La terza rinascita dell'auto britannica si basa su un impasto di ingredienti che fanno appello al passato (ottima mano d'opera qualificata, mercato del lavoro flessibile, facilitazioni in termini finanziari) a cui si aggiunge certo la debolezza della sterlina, ma anche una nuova apertura internazionale che punta sui mercati emergenti, quali India e Cina, oltre agli USA che restano sempre sulla mappa, con prodotti di fascia alta quali Range Rover, Mini, Jaguar, Rolls Royce, Bentley che hanno un successo travolgente presso i nuovi ricchi del pianeta. Basti pensare che le auto destinate a Russia e Cina hanno avuto un aumento del 9% di vendite lo scorso anno e che comunque ben 8 su 10 auto prodotte in Gran Bretagna sono oggi destinate ai mercati esteri . Circa un terzo del totale va ai mercati emergenti. Non ultimo pesa il fattore dei proprietari di auto inglesi dei Paesi emergenti, come l'indiana Tata, che ha comprato Jaguar e Land Rover e che meglio di ogni altro è capace di convogliare tali prodotti di fascia alta sui propri mercati domestici. Tutto questo ha spinto i produttori a scommettere nuovamente sulla Gran Bretagna: dal 2010 tra Tata, giapponesi e BMW le grandi case straniere hanno investito be 10 miliardi di sterline (12 miliardi di euro) sul rilancio dell'auto britannica.
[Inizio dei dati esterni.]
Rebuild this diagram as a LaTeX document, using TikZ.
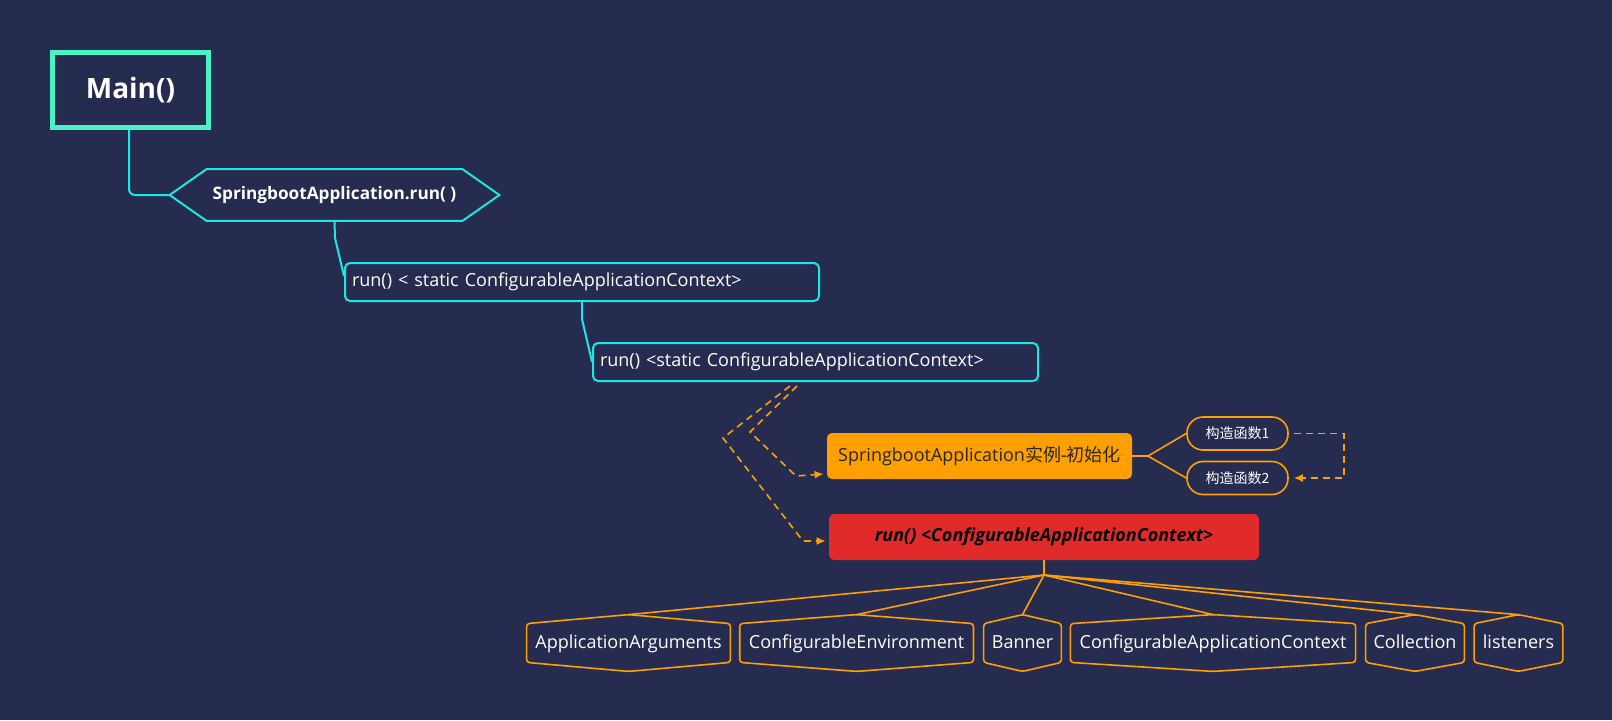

Insomma, l'approccio mercenario e aperto dei britannici sta pagando per la terza volta in un contesto completamente diverso. Coscienti di non potere combattere da soli, gli inglesi hanno messo a disposizione degli stranieri il meglio della propria mano d'opera e capacità ingegneristica. Delegano tutto e lasciano che le forze del mercato operino da sè. La formula funziona. I nazionalismi automobilistici vanno forse bene ancora per chi le auto le sa fare come tedeschi e giapponesi. per gli altri l'apertura al mondo è l'unica via di salvezza come ha provato Londra. Speriamo che Chrysler sia per la Fiat l'ancora della salvezza. Certo è che l'Italia doveva muoversi con 20 anni d'anticipo quando le case straniere mostravano interesse per alcuni nostri marchi come l'Alfa Romeo. O i giapponesi sarebbero sbarcati volentieri a casa nostra. Ma allora fu proprio Fiat a fare ostruzionismo per tenere fuori il temuto straniero.